Speaking of iPhones, here’s some really brilliant work by David O’Reilly. You may have seen it already, as it looks like it’s made the rounds, but I love the technique. By doing anamorphic perspective warping of the 3D scene on the device, this app simulates a holographic 3D on the screen of the iPhone,
courtesy the device’s motion sensors. Correction: Okay, it’s not actually possible to do this on the iPhone. So why not build your own hardware for the job? Rotation sensors should be possible with the proper gyro-sensor. That makes all of this even less about the iPhone, and more about what is possible with augmented reality and mobile devices. (It looks absolutely possible — and suggests still other ideas. Thanks, visceralX, for the correction.)

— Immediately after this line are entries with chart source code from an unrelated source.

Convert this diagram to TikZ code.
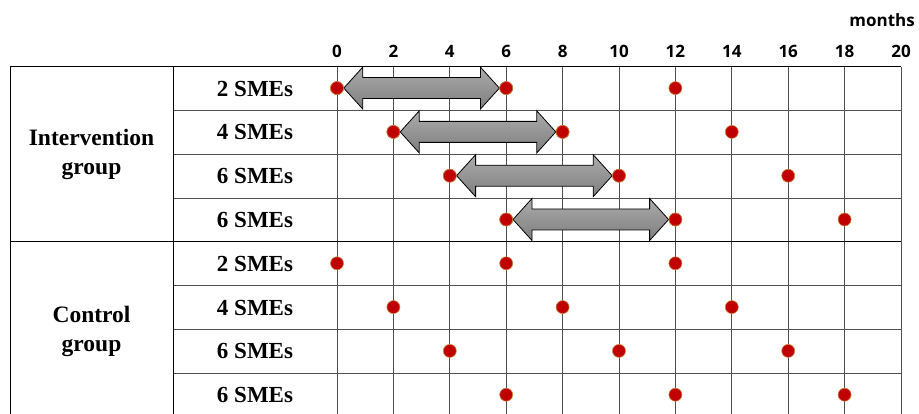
\documentclass[tikz,border=0pt]{standalone}
\usepackage{fontspec}
\setmainfont{Liberation Serif}
\newfontfamily\axisfont{Open Sans}
\usepackage{tikz}
\usetikzlibrary{calc}
\definecolor{DotRed}{HTML}{C00000}
\definecolor{DotRim}{HTML}{C8843C}
\definecolor{GridGray}{HTML}{505050}
\definecolor{ArrTop}{HTML}{ABABAB}
\definecolor{ArrBot}{HTML}{7E7E7E}

\begin{document}
\begin{tikzpicture}[
  x=1pt,y=-1pt,
  grid/.style={draw=GridGray,line width=.9pt},
  rule/.style={draw=black,line width=.9pt},
  tick/.style={font=\axisfont\bfseries\fontsize{17}{19}\selectfont,inner sep=0pt},
  rowlab/.style={font=\bfseries\fontsize{23}{26}\selectfont,inner sep=0pt},
  grplab/.style={font=\bfseries\fontsize{23.5}{29}\selectfont,align=center,inner sep=0pt},
  dot/.style={circle,fill=DotRed,draw=DotRim,line width=.6pt,minimum size=13pt,inner sep=0pt},
  blk/.style={draw=black,line width=.8pt,top color=ArrTop,bottom color=ArrBot}
]
\useasboundingbox (0,0) rectangle (919,414);
% month grid
\foreach \m in {0,2,...,20}
  \draw[grid] ({337+28.2*\m},66.7) -- ({337+28.2*\m},420);
\foreach \m in {0,2,...,20}
  \node[tick] (t\m) at ({337+28.2*\m},51) {\m};
\node[tick,anchor=east] (unit) at (915,20) {months};
% table rules
\draw[rule] (10,66.7) -- (901,66.7);
\draw[rule] (10,241.7) -- (901,241.7);
\foreach \y in {110.5,154.3,198,285.5,329.3,373.1}
  \draw[grid] (173,\y) -- (901,\y);
\draw[rule] (10,66.7) -- (10,420);
\draw[rule] (173,66.7) -- (173,420);
% labels
\node[grplab] (interv) at (91.5,154.5) {Intervention\\group};
\node[grplab] (ctrl) at (91.5,331) {Control\\group};
\foreach \r/\n in {1/2,2/4,3/6,4/6,5/2,6/4,7/6,8/6}
  \node[rowlab] (lab\r) at (255,{66.7+43.8*\r-21.9}) {\n\ SMEs};
% measurement points
\foreach \r/\s in {1/0,2/2,3/4,4/6,5/0,6/2,7/4,8/6}
  \foreach \k in {0,1,2}
    \node[dot] (p\r-\k) at ({337+28.2*(\s+6*\k)},{66.7+43.8*\r-22.4}) {};
% intervention periods
\foreach \r in {1,...,4}
  \path[blk] (p\r-0.east) -- ++(19,-21) -- ++(0,10.5)
    -- ($(p\r-1.west)+(-19,-10.5)$) -- ++(0,-10.5) -- (p\r-1.west)
    -- ++(-19,21) -- ++(0,-10.5) -- ($(p\r-0.east)+(19,10.5)$)
    -- ++(0,10.5) -- cycle;
\foreach \r in {1,...,4}
  \foreach \k in {0,1}
    \node[dot] at (p\r-\k) {};
\end{tikzpicture}
\end{document}
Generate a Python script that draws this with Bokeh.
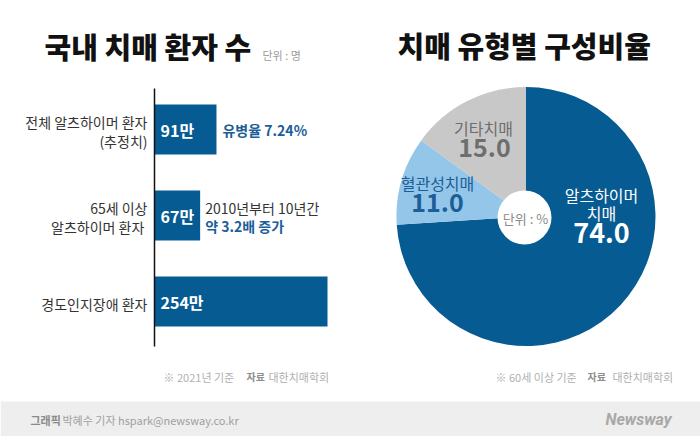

It’s a fairly simple gimmick here, but it suggests some of the possibility of making art not just for big screens, but small screens, too, turning a “weakness” into a strength. Way back when CD-ROMs were in vogue, I remember hearing composer Morton Subotnik talk about how multimedia for computers was a new kind of chamber music performance. He saw the shift to smaller screens not as damaging large-scale performance spectacle, but making the work more “intimate.” I wonder if motion graphics and even live visuals might be able to do the same.
One possibility: invite three or four of your closest friends to your next gig. Gather them round a little screen, uncork some wine, and enjoy real appreciation instead of a massive club full of people.